Forty-two percent of campuses included in a recent survey had converted to outsourced student eMail services, while 15 percent of colleges said faculty eMail had been outsourced, according to the 2009 Software & Information Industry Association’s postsecondary market report. Gmail was the most popular option, with 56 percent of campuses choosing Google.
Some estimates of Gmail usage are much higher. Eight in 10 U.S. colleges are using outsourced eMail services, according to a 2009 Campus Computing Project survey. Of those schools, 60 percent use Google. The other 40 percent use Microsoft, Zimbra, and Yahoo eMail, according to that survey.
Google’s Greenberg said his company consults with any school or college that takes issue with its security policy—including Yale—but emphasized that most colleges have been satisfied with Google’s services.
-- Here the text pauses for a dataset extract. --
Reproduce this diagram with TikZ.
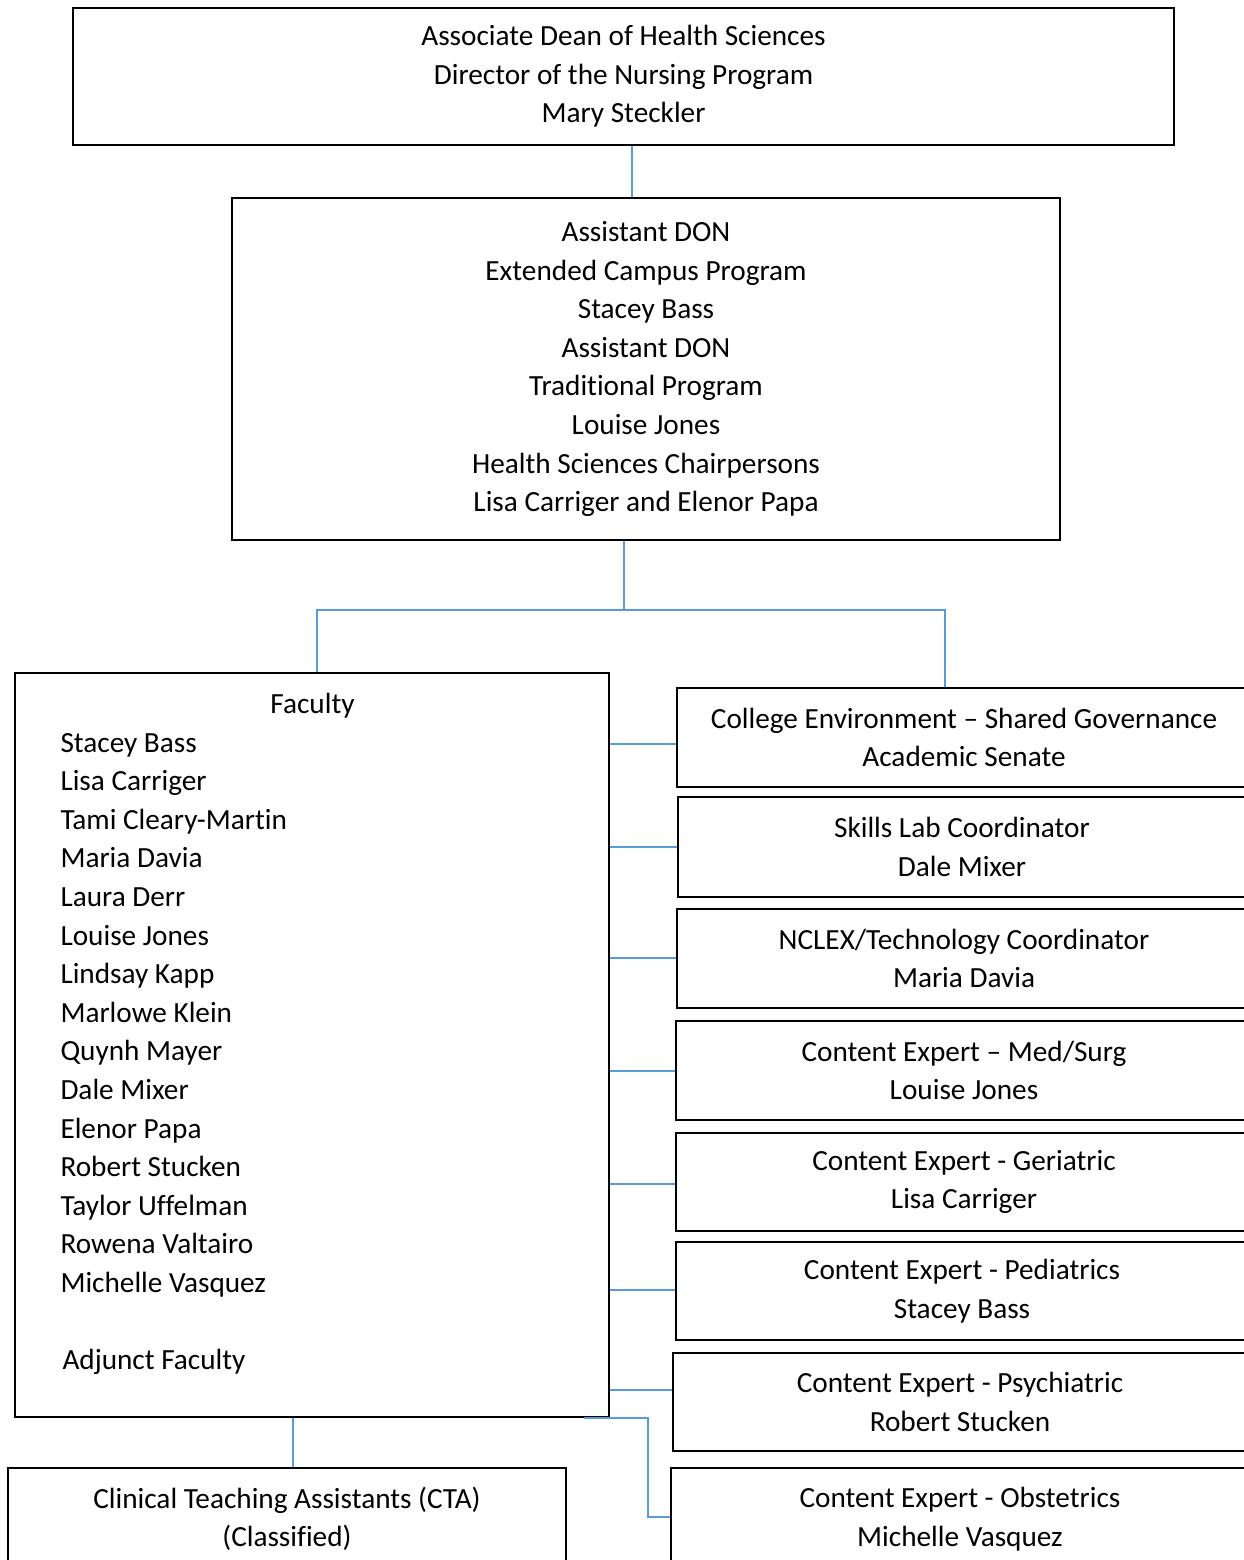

“Any time someone doesn’t like a Google product, we care, and we reach out … to understand how we can improve our products,” said Greenberg, who developed open-access education programs at the University of California Berkeley. “I think there are a couple of stories that caught some attention, but they’re relatively small compared to the bigger story, which is millions of students using our apps.”
Google responds to concerns at Yale, UMass, UC-Davis
The consistently low Gmail adoption rate at UMass, Greenberg said, might have resulted from an inadequate marketing effort on the part of the university.
“It’s unclear how much awareness was raised for their people to adopt it,” he said.
UMass officials did not respond to an interview request before press time.
Greenberg said UC Davis students continue to use Google Apps for educational purposes despite the faculty’s move away from the service. But tools such as Google Docs—which let students, their peers, and faculty view documents online—are not nearly as effective if faculty members no longer use the service, he said.
“It’s a missed opportunity if the faculty and staff don’t use the same system as their students,” he said. “They won’t be able to take advantage of the powerful tools that can help transform the way teaching and learning occurs.”
Thomas Conroy, a Yale spokesman, said in an eMail message that IT officials there have “proposed … that student eMail be migrated to Gmail,” but the issue won’t be taken up until the fall, after an advisory committee review is completed.
“The Advisory Committee is composed of faculty from across the university and reaches out to students and student groups in its deliberations,” Conroy wrote.